*WHAT IS EXPECTED:* Write out the entire listing below exactly, with the pictures left out.

*DATASET SECTION:*
## START

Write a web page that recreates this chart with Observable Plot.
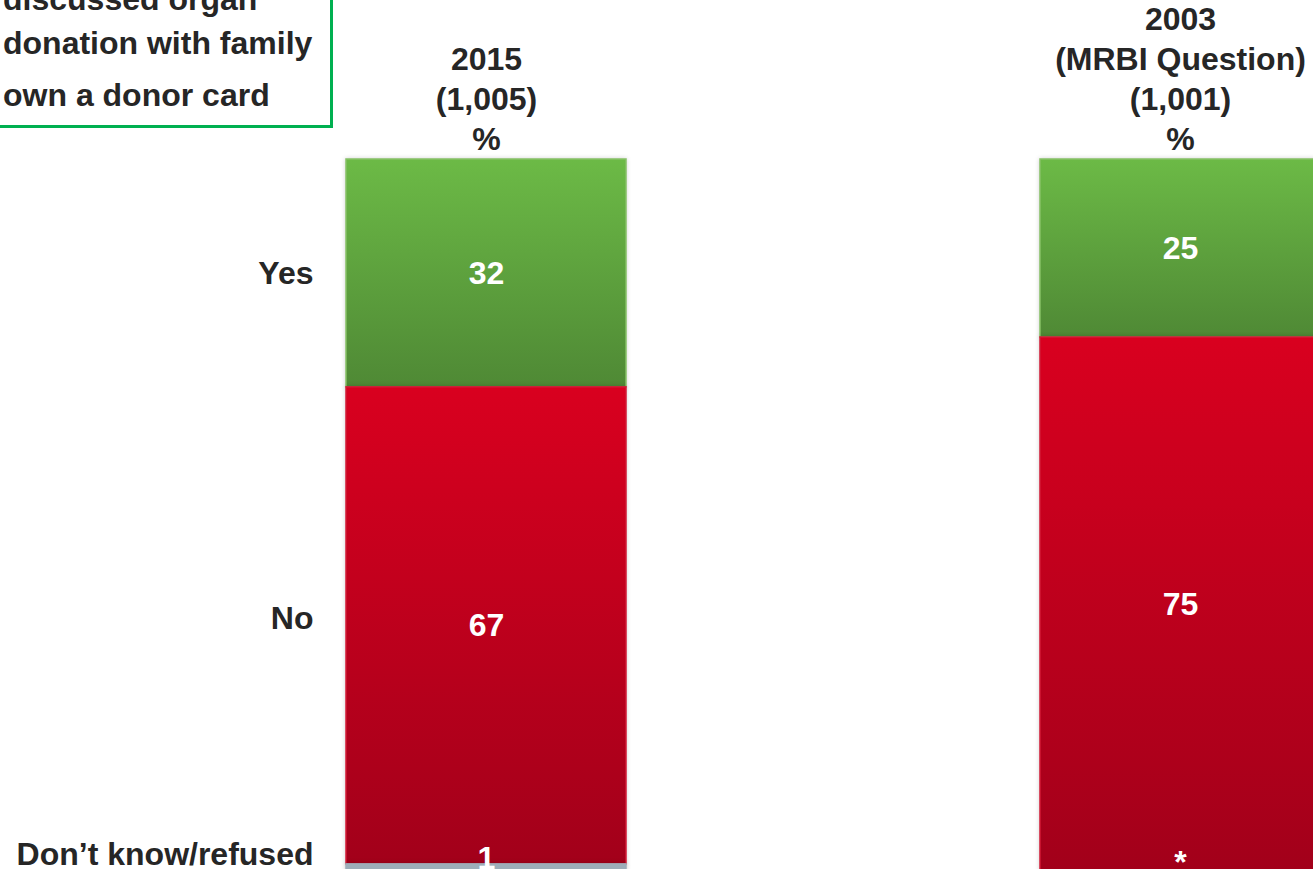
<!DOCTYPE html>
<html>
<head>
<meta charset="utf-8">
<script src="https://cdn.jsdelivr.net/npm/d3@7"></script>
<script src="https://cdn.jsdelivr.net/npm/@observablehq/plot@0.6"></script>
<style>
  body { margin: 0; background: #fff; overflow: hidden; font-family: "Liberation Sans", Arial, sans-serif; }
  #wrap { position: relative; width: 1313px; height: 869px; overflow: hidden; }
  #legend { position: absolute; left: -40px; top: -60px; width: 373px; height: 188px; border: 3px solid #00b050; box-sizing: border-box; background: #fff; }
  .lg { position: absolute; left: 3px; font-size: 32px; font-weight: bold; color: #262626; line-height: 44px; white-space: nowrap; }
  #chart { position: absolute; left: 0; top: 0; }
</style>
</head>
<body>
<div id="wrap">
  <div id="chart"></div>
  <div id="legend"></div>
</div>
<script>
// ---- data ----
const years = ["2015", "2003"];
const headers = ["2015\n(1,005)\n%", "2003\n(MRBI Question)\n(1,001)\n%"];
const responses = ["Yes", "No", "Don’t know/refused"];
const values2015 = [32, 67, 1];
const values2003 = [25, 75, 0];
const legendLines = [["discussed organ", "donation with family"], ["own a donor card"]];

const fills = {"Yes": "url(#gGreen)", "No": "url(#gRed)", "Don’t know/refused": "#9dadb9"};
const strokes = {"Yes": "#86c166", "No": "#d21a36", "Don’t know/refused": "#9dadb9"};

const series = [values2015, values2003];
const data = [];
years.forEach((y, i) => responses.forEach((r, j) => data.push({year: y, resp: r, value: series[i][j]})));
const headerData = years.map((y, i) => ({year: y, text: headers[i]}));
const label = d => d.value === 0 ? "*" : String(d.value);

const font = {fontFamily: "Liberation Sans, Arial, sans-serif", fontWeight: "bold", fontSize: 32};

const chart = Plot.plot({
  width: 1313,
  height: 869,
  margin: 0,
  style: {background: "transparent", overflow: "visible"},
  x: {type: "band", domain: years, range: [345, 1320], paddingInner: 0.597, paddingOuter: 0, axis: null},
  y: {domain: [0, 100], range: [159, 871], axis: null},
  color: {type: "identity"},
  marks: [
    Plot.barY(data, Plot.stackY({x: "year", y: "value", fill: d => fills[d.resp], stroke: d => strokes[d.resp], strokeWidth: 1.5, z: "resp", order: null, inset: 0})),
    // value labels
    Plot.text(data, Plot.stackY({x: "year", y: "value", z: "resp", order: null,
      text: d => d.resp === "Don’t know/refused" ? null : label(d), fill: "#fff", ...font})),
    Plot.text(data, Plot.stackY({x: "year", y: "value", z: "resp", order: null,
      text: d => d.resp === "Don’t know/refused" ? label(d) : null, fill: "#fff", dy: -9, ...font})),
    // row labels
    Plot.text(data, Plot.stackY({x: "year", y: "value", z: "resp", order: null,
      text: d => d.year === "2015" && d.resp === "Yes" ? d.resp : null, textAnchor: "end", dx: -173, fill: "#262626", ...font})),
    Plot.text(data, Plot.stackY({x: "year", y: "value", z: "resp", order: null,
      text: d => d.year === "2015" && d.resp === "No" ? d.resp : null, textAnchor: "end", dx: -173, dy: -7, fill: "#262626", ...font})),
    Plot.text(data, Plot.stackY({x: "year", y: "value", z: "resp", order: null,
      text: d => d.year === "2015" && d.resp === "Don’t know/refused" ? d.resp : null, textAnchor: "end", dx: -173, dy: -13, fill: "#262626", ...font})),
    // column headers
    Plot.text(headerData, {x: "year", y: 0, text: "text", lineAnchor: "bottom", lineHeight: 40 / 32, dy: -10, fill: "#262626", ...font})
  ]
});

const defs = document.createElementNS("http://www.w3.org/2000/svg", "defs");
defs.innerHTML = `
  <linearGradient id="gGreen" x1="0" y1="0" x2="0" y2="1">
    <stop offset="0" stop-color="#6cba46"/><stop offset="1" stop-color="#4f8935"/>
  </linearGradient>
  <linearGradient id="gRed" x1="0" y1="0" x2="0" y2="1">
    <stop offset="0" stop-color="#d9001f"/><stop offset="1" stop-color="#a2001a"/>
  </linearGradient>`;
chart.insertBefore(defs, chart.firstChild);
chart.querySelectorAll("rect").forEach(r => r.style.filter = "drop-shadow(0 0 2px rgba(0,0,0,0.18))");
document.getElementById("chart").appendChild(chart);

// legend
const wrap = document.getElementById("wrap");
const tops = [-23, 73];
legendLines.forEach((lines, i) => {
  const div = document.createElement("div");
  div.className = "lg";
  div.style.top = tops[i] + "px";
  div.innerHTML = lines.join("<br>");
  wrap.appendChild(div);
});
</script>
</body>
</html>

## END

*THE ANSWER:*
Write a web page that recreates this chart with Observable Plot.
<!DOCTYPE html>
<html>
<head>
<meta charset="utf-8">
<script src="https://cdn.jsdelivr.net/npm/d3@7"></script>
<script src="https://cdn.jsdelivr.net/npm/@observablehq/plot@0.6"></script>
<style>
  body { margin: 0; background: #fff; overflow: hidden; font-family: "Liberation Sans", Arial, sans-serif; }
  #wrap { position: relative; width: 1313px; height: 869px; overflow: hidden; }
  #legend { position: absolute; left: -40px; top: -60px; width: 373px; height: 188px; border: 3px solid #00b050; box-sizing: border-box; background: #fff; }
  .lg { position: absolute; left: 3px; font-size: 32px; font-weight: bold; color: #262626; line-height: 44px; white-space: nowrap; }
  #chart { position: absolute; left: 0; top: 0; }
</style>
</head>
<body>
<div id="wrap">
  <div id="chart"></div>
  <div id="legend"></div>
</div>
<script>
// ---- data ----
const years = ["2015", "2003"];
const headers = ["2015\n(1,005)\n%", "2003\n(MRBI Question)\n(1,001)\n%"];
const responses = ["Yes", "No", "Don’t know/refused"];
const values2015 = [32, 67, 1];
const values2003 = [25, 75, 0];
const legendLines = [["discussed organ", "donation with family"], ["own a donor card"]];

const fills = {"Yes": "url(#gGreen)", "No": "url(#gRed)", "Don’t know/refused": "#9dadb9"};
const strokes = {"Yes": "#86c166", "No": "#d21a36", "Don’t know/refused": "#9dadb9"};

const series = [values2015, values2003];
const data = [];
years.forEach((y, i) => responses.forEach((r, j) => data.push({year: y, resp: r, value: series[i][j]})));
const headerData = years.map((y, i) => ({year: y, text: headers[i]}));
const label = d => d.value === 0 ? "*" : String(d.value);

const font = {fontFamily: "Liberation Sans, Arial, sans-serif", fontWeight: "bold", fontSize: 32};

const chart = Plot.plot({
  width: 1313,
  height: 869,
  margin: 0,
  style: {background: "transparent", overflow: "visible"},
  x: {type: "band", domain: years, range: [345, 1320], paddingInner: 0.597, paddingOuter: 0, axis: null},
  y: {domain: [0, 100], range: [159, 871], axis: null},
  color: {type: "identity"},
  marks: [
    Plot.barY(data, Plot.stackY({x: "year", y: "value", fill: d => fills[d.resp], stroke: d => strokes[d.resp], strokeWidth: 1.5, z: "resp", order: null, inset: 0})),
    // value labels
    Plot.text(data, Plot.stackY({x: "year", y: "value", z: "resp", order: null,
      text: d => d.resp === "Don’t know/refused" ? null : label(d), fill: "#fff", ...font})),
    Plot.text(data, Plot.stackY({x: "year", y: "value", z: "resp", order: null,
      text: d => d.resp === "Don’t know/refused" ? label(d) : null, fill: "#fff", dy: -9, ...font})),
    // row labels
    Plot.text(data, Plot.stackY({x: "year", y: "value", z: "resp", order: null,
      text: d => d.year === "2015" && d.resp === "Yes" ? d.resp : null, textAnchor: "end", dx: -173, fill: "#262626", ...font})),
    Plot.text(data, Plot.stackY({x: "year", y: "value", z: "resp", order: null,
      text: d => d.year === "2015" && d.resp === "No" ? d.resp : null, textAnchor: "end", dx: -173, dy: -7, fill: "#262626", ...font})),
    Plot.text(data, Plot.stackY({x: "year", y: "value", z: "resp", order: null,
      text: d => d.year === "2015" && d.resp === "Don’t know/refused" ? d.resp : null, textAnchor: "end", dx: -173, dy: -13, fill: "#262626", ...font})),
    // column headers
    Plot.text(headerData, {x: "year", y: 0, text: "text", lineAnchor: "bottom", lineHeight: 40 / 32, dy: -10, fill: "#262626", ...font})
  ]
});

const defs = document.createElementNS("http://www.w3.org/2000/svg", "defs");
defs.innerHTML = `
  <linearGradient id="gGreen" x1="0" y1="0" x2="0" y2="1">
    <stop offset="0" stop-color="#6cba46"/><stop offset="1" stop-color="#4f8935"/>
  </linearGradient>
  <linearGradient id="gRed" x1="0" y1="0" x2="0" y2="1">
    <stop offset="0" stop-color="#d9001f"/><stop offset="1" stop-color="#a2001a"/>
  </linearGradient>`;
chart.insertBefore(defs, chart.firstChild);
chart.querySelectorAll("rect").forEach(r => r.style.filter = "drop-shadow(0 0 2px rgba(0,0,0,0.18))");
document.getElementById("chart").appendChild(chart);

// legend
const wrap = document.getElementById("wrap");
const tops = [-23, 73];
legendLines.forEach((lines, i) => {
  const div = document.createElement("div");
  div.className = "lg";
  div.style.top = tops[i] + "px";
  div.innerHTML = lines.join("<br>");
  wrap.appendChild(div);
});
</script>
</body>
</html>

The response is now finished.